Age at interview: 65

Brief outline: Dave became involved in PPI in health research around three years ago after he was diagnosed with cancer.

Background: Dave is a retired vehicle delivery driver. He is married and has two grown-up children, aged 44 and 42, and three grandchildren. Ethnic background: White/English.

Audio & video

After he’d been diagnosed with oesophageal cancer, Dave decided to get involved in PPI in health research because he wanted to give something back for the cancer treatment he received. He was invited to become a member of a new consumer research panel. The other members come from a variety of backgrounds and have had different types of cancer, but they have found it difficult to get younger people involved. 

As well as allowing him to give back to the NHS for the cancer treatment he received, Dave feels he benefits from PPI because it helps keep his mind active now that he is retired. He has met a lot of new people and feels good about helping others. His involvement in PPI includes reviewing research proposals and patient information sheets. He has also been invited to co-author a publication with a researcher, but isn’t sure what this might involve. He is especially concerned with ensuring that information sheets are written in plain English. He has been involved in organising open events to publicise and encourage researchers to use the panel. He has spoken at these events, and fielded questions from researchers and clinicians about what they can expect from the panel. The panel is becoming more well-known and has begun to receive positive feedback from the researchers they’ve worked with. They are trying to appoint a researcher, who they can call upon to answer their queries about the research they are asked to review. 
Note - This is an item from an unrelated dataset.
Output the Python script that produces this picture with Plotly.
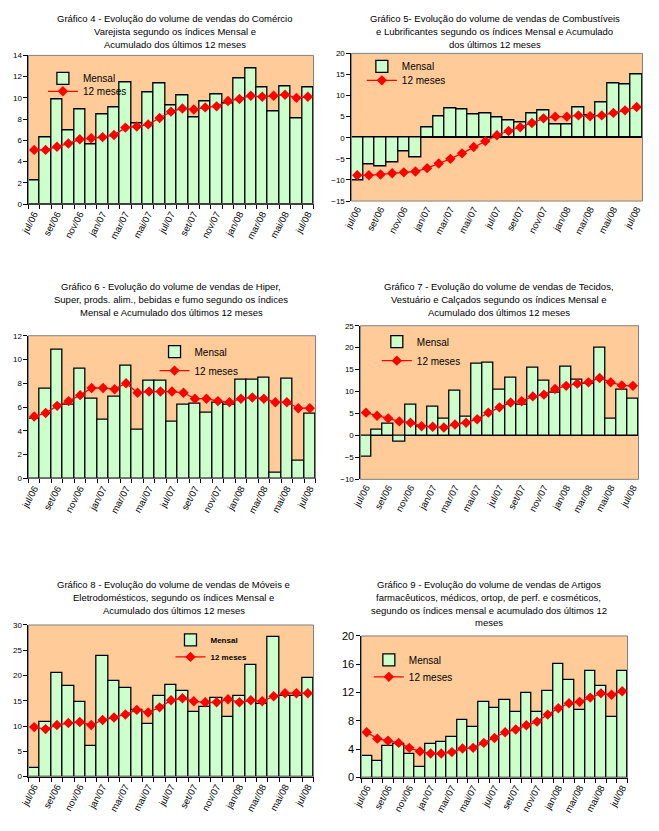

Researchers sometimes come along to meetings to present research to the panel and some have shown graphic pictures of tumours. Dave said these can be scary to look at, but he thinks this level of detail is necessary because it reminds everyone why they’re there and stops them becoming blasé about being involved in health research. He feels his battle with cancer has prepared him to cope with anything. 

Dave thinks involving patients and members of the public in health research makes it more credible and may make people more likely to take part. He thinks the public needs to become more educated about research and the need to participate in it. He thinks involving patient and public representatives in research may improve public understanding. His main reason for taking part in PPI is to make a difference and improve things for the future. He would encourage others to get involved in it.